We can now compare one image against another, block by block at the pixel level, to identify changes

There are alternative techniques like using Machine Learning to identify objects and analyse if those objects have moved or changed. However, this is hard to achieve and even more difficult to write a safety case for. NPL’s ‘Spot the Difference’ is based on augmented manual inspection, which is a well-established technique and works extremely well for very complex environments with small changes, which is the case for most asset inspection scenarios.

Using this method, we have used fixed, moving and robotically carried cameras for various applications including; nuclear waste storage, in rail tunnel examination and civil infrastructure measurement. There are several applications to exploit this technology, one example is security. Using this technique, we’ve been able to identify footprints within a tunnel which even highly trained inspectors were not able to detect.

An example of an autonomous robotically carried camera designed for hazardous pressure vessel internal inspection

We are now developing a portable version of the technology, which will use a smart phones’ camera and embodies much of our experience in capturing and processing images.
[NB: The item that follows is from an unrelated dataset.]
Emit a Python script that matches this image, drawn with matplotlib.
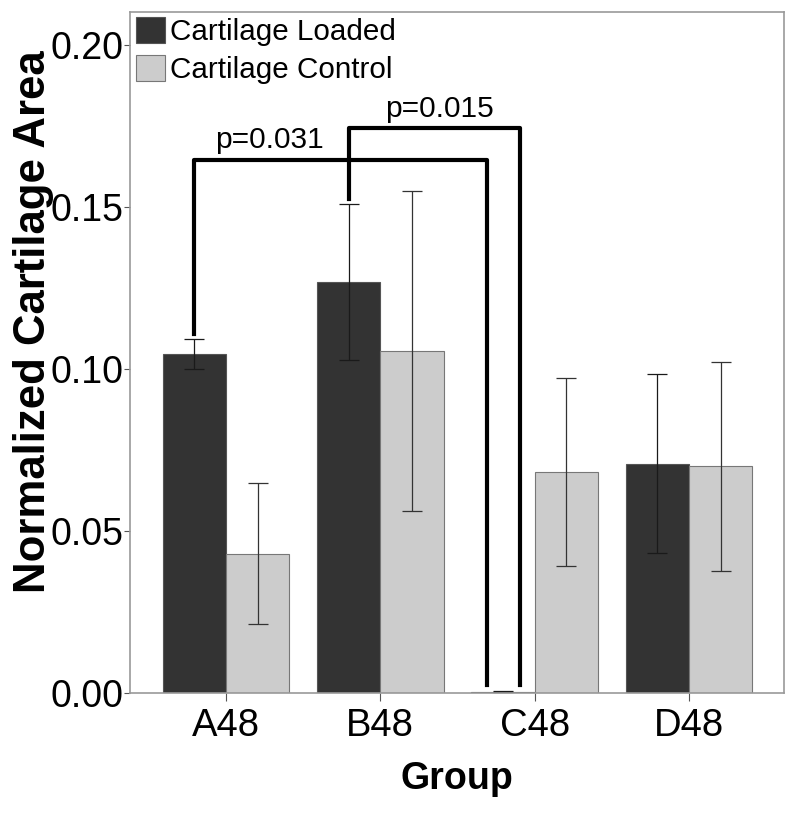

This approach, using everyday consumer technology, opens up the opportunities for a whole host of new applications, which could include, resolving disputes on car hire damage, goods shipped via auction sites, or damage to houses from rental or construction.

The ‘spot the difference’ technology could be used on smartphones to identify changes, in for example safety related assets. Areas of change are outlined in purple in the “before” and “after” images which highlights the efforts at tampering.